School: Wembley Primary School
Year Group: 3
Teacher: Leila Sugden
Creative Practitioner: Cristy Burne
Creative Practice: Science Writer and Children’s Author
Want a hands-on project which challenges all students to apply the Creative Habits of Learning and demonstrate cross-curriculum content knowledge at a range of levels? Creating 3D globe maps of the planet Earth allows students to develop and demonstrate their understanding in maths, technologies, HASS and science, whilst continually applying the Creative Habits of Learning.
Across Terms 3 and 4 of 2020, Wembley Primary School teacher Leila Sugden and children’s science writer Cristy Burne worked with a group of very capable Year 3s as part of FORM’s Creative Schools program.
The aim of Creative Schools? To create opportunities for students to practise and develop their creative learning skills. We want students to leave the program with improved ability to be imaginative, collaborative, inquisitive, persistent, and disciplined (disciplined is defined as having the ability to analyse and improve your own work).
Across 16 weeks, we worked with the students on a variety of activities designed to stretch their comfort zones and keep them inspired to direct their own learning.
From creating their own pirate school through to analysing the Creative Habits of fruit, from theatre games to outdoor running-writing relays, we aimed to try new ideas that would encourage our students to become more conscious of their own learning, and more engaged with it, too.
The project we tackled across the latter half of Term 4 was our favourite. Tough enough to give even the most accomplished students the chance to learn from failure. Engaging enough that even those least engaged were motivated to progress. And adaptable, so kids could grow and change and extend the activity to suit their own needs and interests.
This task is incredibly hard! A characteristic of this group of students is that they are high achieving; they are used to doing well at things if they try. However … it’s impossible to do really well at this task.
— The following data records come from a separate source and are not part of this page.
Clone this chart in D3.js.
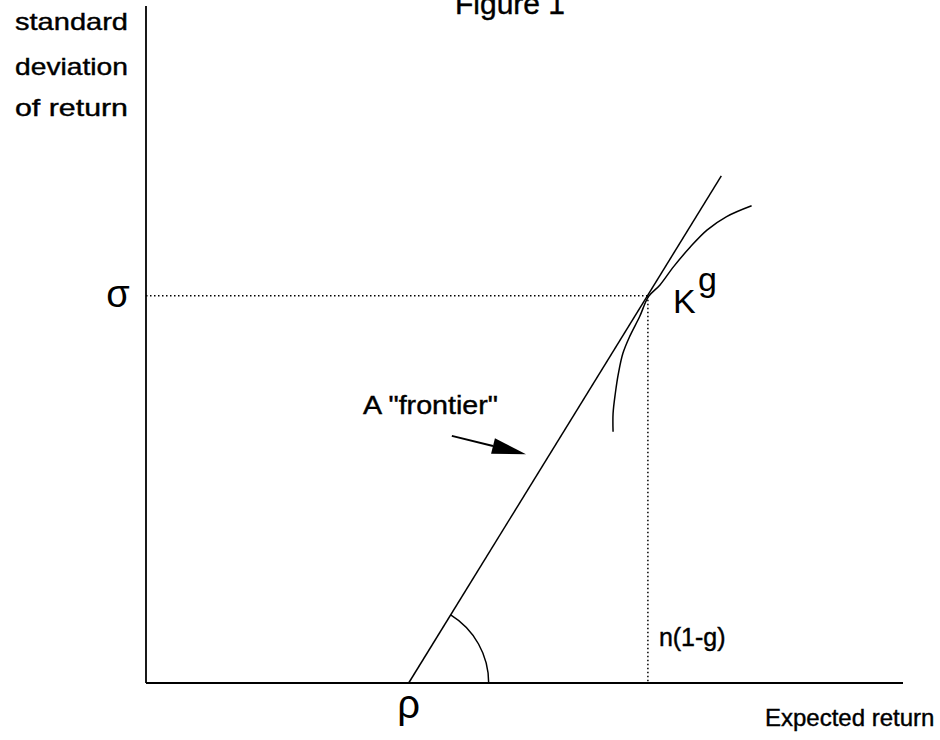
<!DOCTYPE html>
<html>
<head>
<meta charset="utf-8">
<script src="https://cdn.jsdelivr.net/npm/d3@7"></script>
<style>
    body { margin: 0; background: #fff; }
    svg text { font-family: "Liberation Sans", Arial, sans-serif; fill: #000; }
</style>
</head>
<body>
<div class="chart"></div>
<script>
// axes domains (expected return, standard deviation) - diagram units
const xDomain = [0, 100];
const yDomain = [0, 100];

// key points
const rho = 34.7;        // where the frontier meets the return axis
const sigma = 57.2;      // sigma at the tangency point K^g
const nPoint = 66.3;     // n(1-g), expected return at K^g

// the straight "frontier" line
const frontierX = [34.7, 76.0];
const frontierY = [0, 74.9];

// the curved frontier through K^g
const curveX = [61.7, 61.7, 62.0, 62.4, 63.0, 63.9, 65.2, 66.4, 67.9, 69.7, 71.9, 74.1, 76.7, 80.0];
const curveY = [37.1, 39.8, 42.8, 45.7, 48.7, 51.2, 54.1, 57.1, 58.8, 61.5, 64.4, 66.9, 68.9, 70.5];

// arrow pointing at the frontier
const arrowFrom = [40.4, 36.5];
const arrowTo = [50.2, 33.8];

const yAxisLabel = ["standard", "deviation", "of return"];

const width = 940,
    height = 740;

const x = d3.scaleLinear().domain(xDomain).range([146, 903]);
const y = d3.scaleLinear().domain(yDomain).range([683, 6]);

let svg = d3.select(".chart").append("svg")
    .attr("width", width)
    .attr("height", height);

// axes - plain lines, no ticks
svg.append("line")
    .attr("x1", x(0)).attr("y1", y(0))
    .attr("x2", x(0)).attr("y2", y(100))
    .attr("stroke", "#000").attr("stroke-width", 1.8);
svg.append("line")
    .attr("x1", x(0)).attr("y1", y(0))
    .attr("x2", x(100)).attr("y2", y(0))
    .attr("stroke", "#000").attr("stroke-width", 1.8);

// dotted guides to K^g
svg.append("line")
    .attr("x1", x(0)).attr("y1", y(sigma))
    .attr("x2", x(nPoint)).attr("y2", y(sigma))
    .attr("stroke", "#000").attr("stroke-width", 1.5)
    .attr("stroke-dasharray", "1.5,2.5");
svg.append("line")
    .attr("x1", x(nPoint)).attr("y1", y(sigma))
    .attr("x2", x(nPoint)).attr("y2", y(0))
    .attr("stroke", "#000").attr("stroke-width", 1.5)
    .attr("stroke-dasharray", "1.5,2.5");

// straight frontier
svg.append("line")
    .attr("x1", x(frontierX[0])).attr("y1", y(frontierY[0]))
    .attr("x2", x(frontierX[1])).attr("y2", y(frontierY[1]))
    .attr("stroke", "#000").attr("stroke-width", 1.5);

// curve
const curveData = curveX.map((d, i) => [d, curveY[i]]);
svg.append("path")
    .datum(curveData)
    .attr("d", d3.line()
        .x(d => x(d[0]))
        .y(d => y(d[1]))
        .curve(d3.curveCatmullRom))
    .attr("fill", "none")
    .attr("stroke", "#000")
    .attr("stroke-width", 1.5);

// angle arc at rho
const ang = Math.atan2(y(frontierY[1]) - y(frontierY[0]), x(frontierX[1]) - x(frontierX[0]));
const arcPath = d3.path();
arcPath.arc(x(rho), y(0), 80, ang, 0);
svg.append("path")
    .attr("d", arcPath.toString())
    .attr("fill", "none")
    .attr("stroke", "#000")
    .attr("stroke-width", 1.5);

// arrow
const ax0 = x(arrowFrom[0]), ay0 = y(arrowFrom[1]),
    ax1 = x(arrowTo[0]), ay1 = y(arrowTo[1]);
const len = Math.hypot(ax1 - ax0, ay1 - ay0);
const ux = (ax1 - ax0) / len, uy = (ay1 - ay0) / len;
const headLen = 34, headW = 8;
const bx = ax1 - ux * headLen, by = ay1 - uy * headLen;
svg.append("line")
    .attr("x1", ax0).attr("y1", ay0)
    .attr("x2", bx).attr("y2", by)
    .attr("stroke", "#000").attr("stroke-width", 2);
svg.append("path")
    .attr("d", "M" + ax1 + "," + ay1 +
        "L" + (bx - uy * headW) + "," + (by + ux * headW) +
        "L" + (bx + uy * headW) + "," + (by - ux * headW) + "Z")
    .attr("fill", "#000");

// texts
function label(txt, px, py, size, anchor) {
    return svg.append("text")
        .attr("x", px)
        .attr("y", py)
        .attr("text-anchor", anchor || "start")
        .style("font-size", size + "px")
        .style("stroke", "#000")
        .style("stroke-width", 0.4)
        .text(txt);
}

label("Figure 1", 455, 14, 30);

yAxisLabel.forEach((t, i) => {
    label(t, 15, [30, 75, 116][i], 24)
        .attr("textLength", 113)
        .attr("lengthAdjust", "spacingAndGlyphs");
});

label("\u03C3", x(0) - 28, y(sigma) + 11, 38, "middle").style("stroke-width", 0);
label("\u03C1", x(rho), 718, 40, "middle").style("stroke-width", 0);

label("K", x(nPoint) + 25, y(sigma) + 17, 34).style("stroke-width", 0);
label("g", x(nPoint) + 50, y(sigma) - 5, 34).style("stroke-width", 0);

label("A \"frontier\"", 363, 414, 25)
    .attr("textLength", 135)
    .attr("lengthAdjust", "spacingAndGlyphs");
label("n(1-g)", x(nPoint) + 11, 646, 25);
label("Expected return", 765, 726, 24);
</script>
</body>
</html>
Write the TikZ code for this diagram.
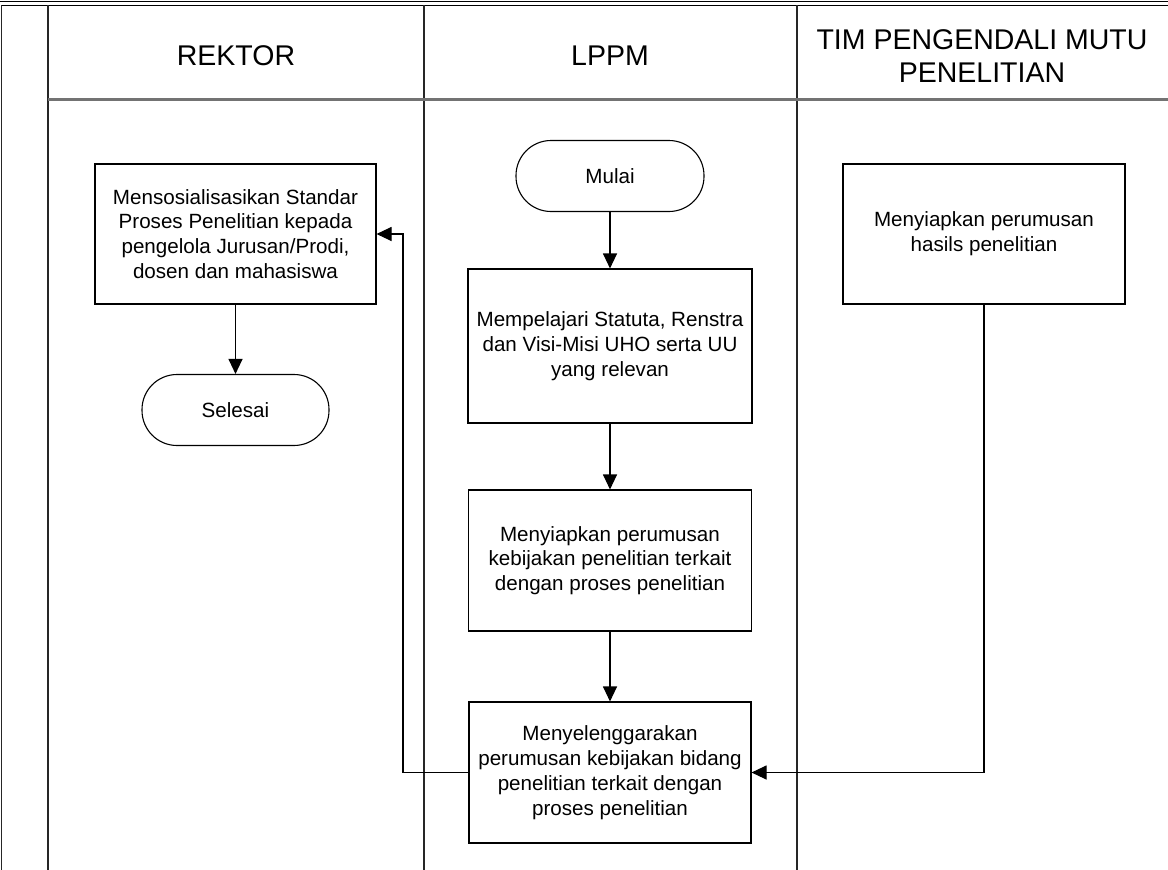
\documentclass[tikz,border=0pt]{standalone}
\usepackage{fontspec}
\setmainfont{Liberation Sans}
\usetikzlibrary{arrows.meta}
\begin{document}
\begin{tikzpicture}[x=1pt,y=-1pt,
  box/.style={draw, line width=1.1pt, align=center, inner sep=0pt,
    font=\fontsize{20.6}{24.8}\selectfont},
  term/.style={box, rounded corners=35pt},
  hdr/.style={align=center, font=\fontsize{28.5}{33}\selectfont},
  lane/.style={line width=1.5pt, black!85},
  arr/.style={line width=1.1pt, -{Triangle[length=15pt,width=14pt]}}]
\useasboundingbox (0,0) rectangle (1168,870);
% frame and lanes
\draw[line width=1.2pt] (0,1.3) -- (1168,1.3);
\draw[line width=1.2pt] (1.3,5.3) -- (1168,5.3);
\draw[lane] (1.3,5.3) -- (1.3,870);
\draw[lane] (48,5.3) -- (48,870);
\draw[lane] (424,5.3) -- (424,870);
\draw[lane] (797,5.3) -- (797,870);
\draw[line width=2.2pt, black!55] (48,99.5) -- (1168,99.5);
% headers
\node[hdr] (hr) at (236,56) {REKTOR};
\node[hdr] (hl) at (610,56) {LPPM};
\node[hdr] (ht) at (982,56) {TIM PENGENDALI MUTU\\PENELITIAN};
% nodes
\node[box, minimum width=281pt, minimum height=140pt] (rek) at (235.5,234)
  {Mensosialisasikan Standar\\Proses Penelitian kepada\\pengelola Jurusan/Prodi,\\dosen dan mahasiswa};
\node[term, minimum width=187pt, minimum height=71pt] (sel) at (235.5,410) {Selesai};
\node[term, minimum width=188pt, minimum height=71pt] (mul) at (610,176) {Mulai};
\node[box, minimum width=284pt, minimum height=154pt] (b2) at (610,346)
  {Mempelajari Statuta, Renstra\\dan Visi-Misi UHO serta UU\\yang relevan};
\node[box, minimum width=283pt, minimum height=141pt] (b3) at (610,560.5)
  {Menyiapkan perumusan\\kebijakan penelitian terkait\\dengan proses penelitian};
\node[box, minimum width=282pt, minimum height=141pt] (b4) at (610,772.5)
  {Menyelenggarakan\\perumusan kebijakan bidang\\penelitian terkait dengan\\proses penelitian};
\node[box, minimum width=282pt, minimum height=140pt] (tim) at (984,234)
  {Menyiapkan perumusan\\hasils penelitian};
\coordinate (lx) at (403,234);
% connectors
\draw[arr] (mul) -- (b2);
\draw[arr] (b2) -- (b3);
\draw[arr] (b3) -- (b4);
\draw[arr] (rek) -- (sel);
\draw[arr] (b4.west) -| (lx) -- (rek.east);
\draw[arr] (tim.south) |- (b4.east);
\end{tikzpicture}
\end{document}
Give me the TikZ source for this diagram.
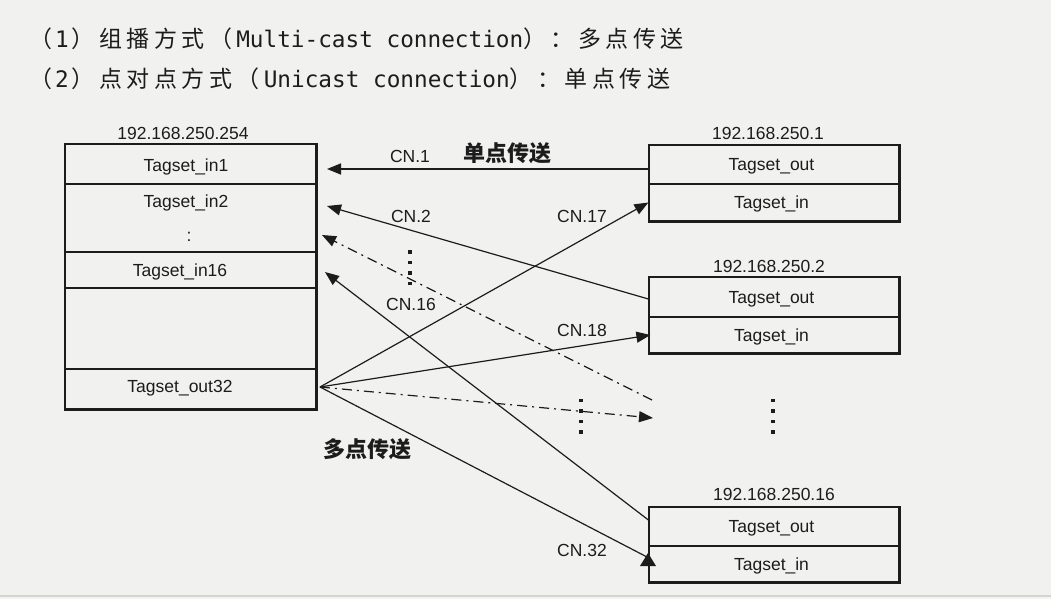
\documentclass[tikz,border=0pt]{standalone}
\usepackage{fontspec}
\setmainfont{Liberation Sans}
\newfontfamily\cjk{Noto Sans CJK SC}
\newfontfamily\cjktop[LetterSpace=19.5]{Noto Sans CJK SC}
\newfontfamily\monotop{DejaVu Sans Mono}
\usetikzlibrary{arrows.meta}
\definecolor{bg}{HTML}{F1F1EF}
\definecolor{ink}{HTML}{1C1C1C}
\definecolor{sep}{HTML}{D4D4D2}
\definecolor{bgb}{HTML}{F4F4F0}
\newcommand{\mono}[1]{{\monotop\fontsize{22.7}{24}\selectfont #1}}
\tikzset{
  lbl/.style={font=\fontsize{17.5}{20}\selectfont, text=ink, inner sep=0pt, text height=12.5pt, text depth=0pt},
  cell/.style={draw=ink, line width=1.2pt, inner sep=0pt, font=\fontsize{17.5}{20}\selectfont, text=ink, text height=12.5pt, text depth=0pt},
  lcell/.style={cell, minimum width=251pt},
  rcell/.style={cell, minimum width=250pt},
  frame/.style={draw=ink, line width=1.8pt},
  conn/.style={draw=ink, line width=1.2pt},
  tip/.style={-{Triangle[length=14pt,width=11pt]}},
  dashdot/.style={dash pattern=on 10pt off 5pt on 2pt off 5pt},
  cjkb/.style={font=\cjk\bfseries\fontsize{22}{24}\selectfont, text=ink, inner sep=0pt},
  head/.style={anchor=base west, inner sep=0pt, text=ink, font=\cjktop\fontsize{23}{25}\selectfont},
}
\begin{document}
\begin{tikzpicture}[x=1pt,y=-1pt]
% background
\fill[bg] (0,0) rectangle (1051,599);
\fill[sep] (0,594.5) rectangle (1051,596.5);
\fill[bgb] (0,596.5) rectangle (1051,599);
\useasboundingbox (0,0) rectangle (1051,599);

% heading
\node[head] (h1) at (29,48) {（\kern3pt\mono{1}\kern3pt）组播方式（\kern4pt\mono{Multi-cast connection}）：多点传送};
\node[head] (h2) at (29,88) {（\kern3pt\mono{2}\kern3pt）点对点方式（\kern4pt\mono{Unicast connection}）：单点传送};

% left box
\node[lcell, minimum height=40pt] (L1) at (190.5,164) {};
\node[lcell, minimum height=68pt] (L2) at (190.5,218) {};
\node[lcell, minimum height=36pt] (L3) at (190.5,270) {};
\node[lcell, minimum height=81pt] (L4) at (190.5,328.5) {};
\node[lcell, minimum height=40pt] (L5) at (190.5,389) {};
\draw[frame] (L1.north west) rectangle (L5.south east);
\node[lbl] (lip) at (183,133) {192.168.250.254};
\node[lbl] (lt1) at (186,165) {Tagset\_in1};
\node[lbl] (lt2) at (186,201.5) {Tagset\_in2};
\node[lbl] (ltd) at (189,235) {:};
\node[lbl] (lt3) at (180,270) {Tagset\_in16};
\node[lbl] (lt5) at (180,386.5) {Tagset\_out32};

% right boxes
\node[rcell, minimum height=39pt] (R1out) at (774,164.5) {\kern-5pt Tagset\_out};
\node[rcell, minimum height=37pt] (R1in) at (774,202.5) {\kern-5pt Tagset\_in};
\draw[frame] (R1out.north west) rectangle (R1in.south east);
\node[lbl] (r1ip) at (768,133) {192.168.250.1};

\node[rcell, minimum height=40pt] (R2out) at (774,297) {\kern-5pt Tagset\_out};
\node[rcell, minimum height=36pt] (R2in) at (774,335) {\kern-5pt Tagset\_in};
\draw[frame] (R2out.north west) rectangle (R2in.south east);
\node[lbl] (r2ip) at (769,266) {192.168.250.2};

\node[rcell, minimum height=39pt] (R3out) at (774,526.5) {\kern-5pt Tagset\_out};
\node[rcell, minimum height=36pt] (R3in) at (774,564) {\kern-5pt Tagset\_in};
\draw[frame] (R3out.north west) rectangle (R3in.south east);
\node[lbl] (r3ip) at (774,494) {192.168.250.16};

% connector end points
\coordinate (o) at (320,387);
\coordinate (t1) at (327,169);
\coordinate (t2) at (327,206);
\coordinate (d1) at (652,400);
\coordinate (t3) at (322,235);
\coordinate (t4) at (325,272);
\coordinate (t7) at (653,418);
\coordinate (t8) at (647,557);

% unicast (into left box)
\draw[conn, tip, line width=1.6pt] ([yshift=-4.5pt]R1out.west) -- (t1);
\draw[conn, tip] ([yshift=-2pt]R2out.west) -- (t2);
\draw[conn, tip, dashdot] (d1) -- (t3);
\draw[conn, tip] ([yshift=6.5pt]R3out.west) -- (t4);

% multicast (from Tagset_out32)
\draw[conn, tip] (o) -- (R1in.west);
\draw[conn, tip] (o) -- ([xshift=2pt]R2in.west);
\draw[conn, tip, dashdot] (o) -- (t7);
\draw[conn] (o) -- (t8);
\fill[ink] (640,566) -- (656,566) -- (648,553) -- cycle;

% labels
\node[lbl] (c1) at (410,156.5) {CN.1};
\node[cjkb] (uni) at (507,153) {单点传送};
\node[lbl] (c2) at (411,216.5) {CN.2};
\node[lbl] (c17) at (582,216.5) {CN.17};
\node[lbl] (c16) at (411,304) {CN.16};
\node[lbl] (c18) at (582,330.5) {CN.18};
\node[cjkb] (multi) at (367,449) {多点传送};
\node[lbl] (c32) at (582,550) {CN.32};

% vertical ellipses
\foreach \y in {252,262.5,273,283.5} \fill[ink] (408.3,\y-1.7) rectangle ++(3.4,3.4);
\foreach \y in {400.5,411,421.5,432} \fill[ink] (579.3,\y-1.7) rectangle ++(3.4,3.4);
\foreach \y in {400.5,411,421.5,432} \fill[ink] (771.3,\y-1.7) rectangle ++(3.4,3.4);
\end{tikzpicture}
\end{document}
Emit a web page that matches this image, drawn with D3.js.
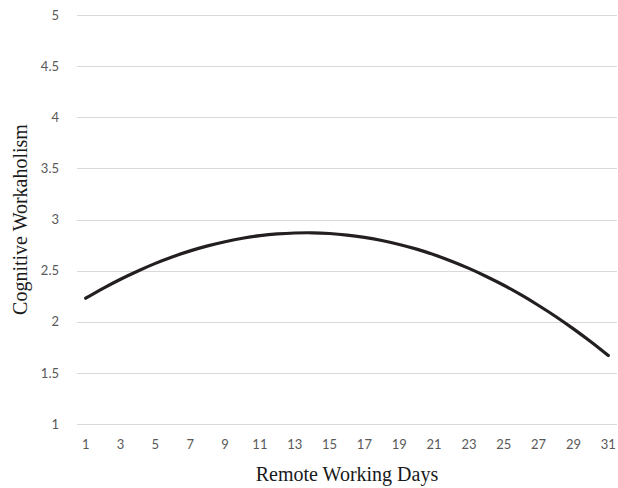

Building an accurate sphere from cardboard and paper? Super-tricky. Free-drawing accurate continents onto a papier mache sphere? Mega-tricky. Learning to deal with your creative frustrations, mistakes and achievements? Trickiest – and most rewarding – of all.
We discovered that all our students engaged with this task, and it seemed that each of them learned something different from it. High achieving students had a chance to fail – and learned to pick themselves up again. Students who loved construction focused on building the sphere; students who loved drawing focused on the continents; students interested in travel and geography focused on adding details.
Everyone (including us!) experienced setbacks (and practiced resilience); students identified problems with their models (and identified and applied ways to improve them); they worked together to share maps, hold globes and encourage progress. Many of our high achieving students learned to struggle; many of our less academic students had a chance to shine. And every one in the class now knows exactly where Papua New Guinea is (Most commonly repeated mistake? Drawing Australia too close to the equator.)
To trust our students. To give them space and time to discover their own joys, experience their own failures, take their own creative (and learning) journeys. One of the things that struck us most about this activity is that each student seemed to learn a thing that they most needed to learn.
Learning to learn isn’t an overnight journey, so we can’t expect students to become totally self-motivated, self-disciplined and self-aware learners after just one activity, one year or even one lifetime. But, by giving students the chance to flex their creative learning muscles, we can help them take steps in that direction.
And that goal – becoming a self-motivated, self-disciplined, self-aware human being – is a lifelong learning journey, and perhaps the most valuable of our lives.